One Williams boy Dr. Levitin met was so poorly coordinated he could not open
the case to his clarinet. But once he was holding the instrument, his
coordination problems vanished, and he could play fluidly. Music cannot be
indispensably correlated with math, Dr. Levitin noted, if Williams people
can play music. He is now working on a study that compares autistics -- some
of whom have excellent mathematical ability, but little musical ability --
to people with Williams; in the long run, he said, he thinks it could help
shed light on why autistic brains develop so differently.
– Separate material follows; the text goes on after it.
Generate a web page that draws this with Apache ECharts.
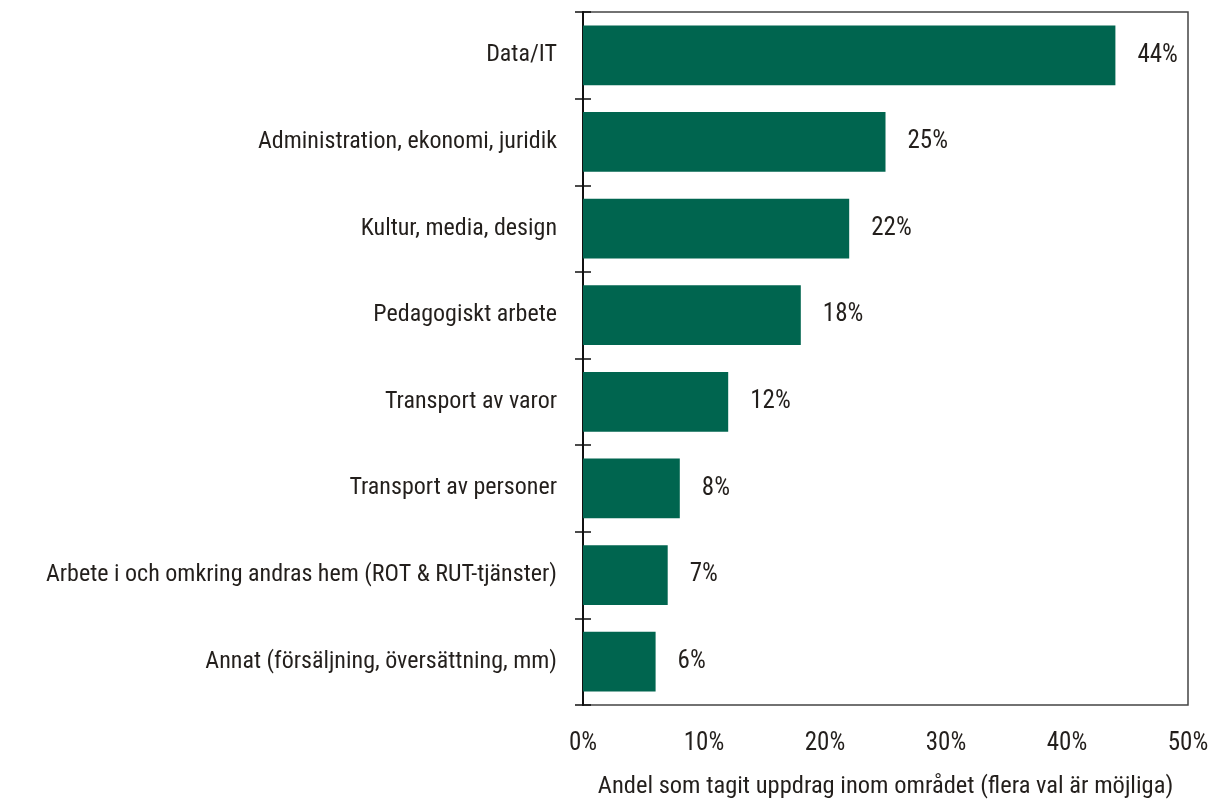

Not all of Dr. Levitin's idea have been easily accepted. He argues, for
example, that music is an evolutionary adaptation: something that men
developed as a way to demonstrate reproductive fitness. (Before you laugh,
consider the sex lives of today's male rock stars.) Music also helped social
groups cohere. "Music has got to be useful for survival, or we would have
gotten rid of it years ago," he said.

But Steven Pinker, a cognitive scientist at Harvard known for his defense of
evolutionary psychology, has publicly disparaged this idea. Dr. Pinker has
called music "auditory cheesecake," something pleasant but not
evolutionarily nutritious. If it is a sexual signal for reproduction, then
why, Dr. Pinker asked, does "a 60-year-old woman enjoy listening to
classical music when she's alone at home?" Dr. Levitin wrote an entire
chapter refuting Dr. Pinker's arguments; when I asked Dr. Pinker about Dr.
Levitin's book he said he hadn't read it.

Nonetheless Dr. Levitin plugs on, and sometimes still plugs in. He continues
to perform music, doing several gigs a year with Diminished Faculties, a
ragtag band composed entirely of professors and students at McGill. On a
recent December afternoon members assembled in a campus ballroom to do a
sound check for their performance that evening at a holiday party. Playing a
blue Stratocaster, Dr. Levitin crooned the Chris Isaak song "Wicked Game."
"I'm not a great guitarist, and I'm not a great singer," he said.

But he is not bad, either, and still has those producer's ears. When "Wicked
Game" ended, the bass player began noodling idly, playing the first few
notes of a song that seemed instantly familiar to all the younger students
gathered. "That's Nirvana, right?" Dr. Levitin said, cocking his head and
squinting. " 'Come As You Are.' I love that song."